# [GIVEN PROBLEM]
Leave the pictures out and quote every line from the start of the listing to the line with "import plotly.graph_objects as go", inclusive.

# [PROVIDED DATA]
· · · ·
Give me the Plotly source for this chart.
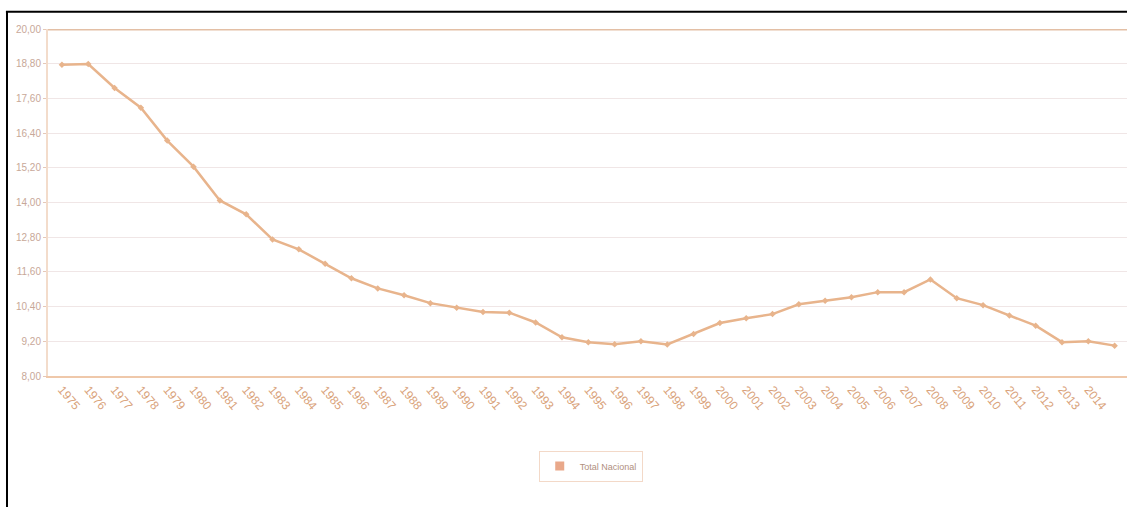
import plotly.graph_objects as go

years = list(range(1975, 2016))
values = [18.76, 18.79, 17.96, 17.28, 16.14, 15.24, 14.07, 13.59, 12.72, 12.38,
          11.88, 11.38, 11.03, 10.79, 10.52, 10.36, 10.21, 10.19, 9.85, 9.34,
          9.17, 9.10, 9.20, 9.09, 9.45, 9.83, 10.00, 10.14, 10.48, 10.60,
          10.72, 10.90, 10.90, 11.34, 10.69, 10.45, 10.09, 9.74, 9.17, 9.20, 9.05]
series_name = "Total Nacional"
y_ticks = [8.0 + 1.2 * i for i in range(11)]

line_color = "#E8B48C"
text_color = "#D9A27A"

fig = go.Figure()
fig.add_trace(go.Scatter(
    x=years, y=values, mode="lines+markers", name=series_name,
    line=dict(color=line_color, width=2.5),
    marker=dict(symbol="diamond", size=5, color=line_color),
    showlegend=False,
))
fig.add_trace(go.Scatter(
    x=[None], y=[None], mode="markers", name=series_name,
    marker=dict(symbol="square", size=9, color="#E9A88A"),
))

fig.update_layout(
    width=1127, height=507,
    margin=dict(l=48, r=0, t=29, b=131),
    paper_bgcolor="white", plot_bgcolor="white",
    separators=",.",
    font=dict(family="Liberation Sans Narrow, Liberation Sans, sans-serif", size=10, color=text_color),
    legend=dict(orientation="h", x=0.503, xanchor="center", y=-0.215, yanchor="top",
                bordercolor="#F3D9C8", borderwidth=1, itemwidth=30,
                font=dict(size=9, color="#B09080")),
    xaxis=dict(
        range=[1974.47, 2015.47], tickvals=years, ticktext=[str(y) for y in years],
        tickangle=50, showgrid=False, showline=True, linecolor="#EFC8AA", linewidth=2,
        mirror=False, ticks="", tickfont=dict(size=12, color=text_color), zeroline=False,
    ),
    yaxis=dict(
        range=[8, 20], tickvals=y_ticks, tickformat=".2f",
        showgrid=True, gridcolor="#F0E6E6", gridwidth=1,
        showline=True, linecolor="#F3DCCB", linewidth=2, ticks="outside", ticklen=3,
        tickcolor="#E5C8B8", tickfont=dict(size=10, color="#C8A898"), zeroline=False,
    ),
    shapes=[
        dict(type="line", xref="paper", yref="y", x0=0, x1=1, y0=20, y1=20,
             line=dict(color="#E3BFA5", width=3)),
        dict(type="line", xref="paper", yref="paper", x0=-0.038, x1=-0.038, y0=1.05, y1=-0.38,
             line=dict(color="black", width=2)),
        dict(type="line", xref="paper", yref="paper", x0=-0.039, x1=1.01, y0=1.05, y1=1.05,
             line=dict(color="black", width=2)),
    ],
)

fig.write_html("out.html")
· · · ·
# [COMPLETED EXERCISE]
Give me the Plotly source for this chart.
import plotly.graph_objects as go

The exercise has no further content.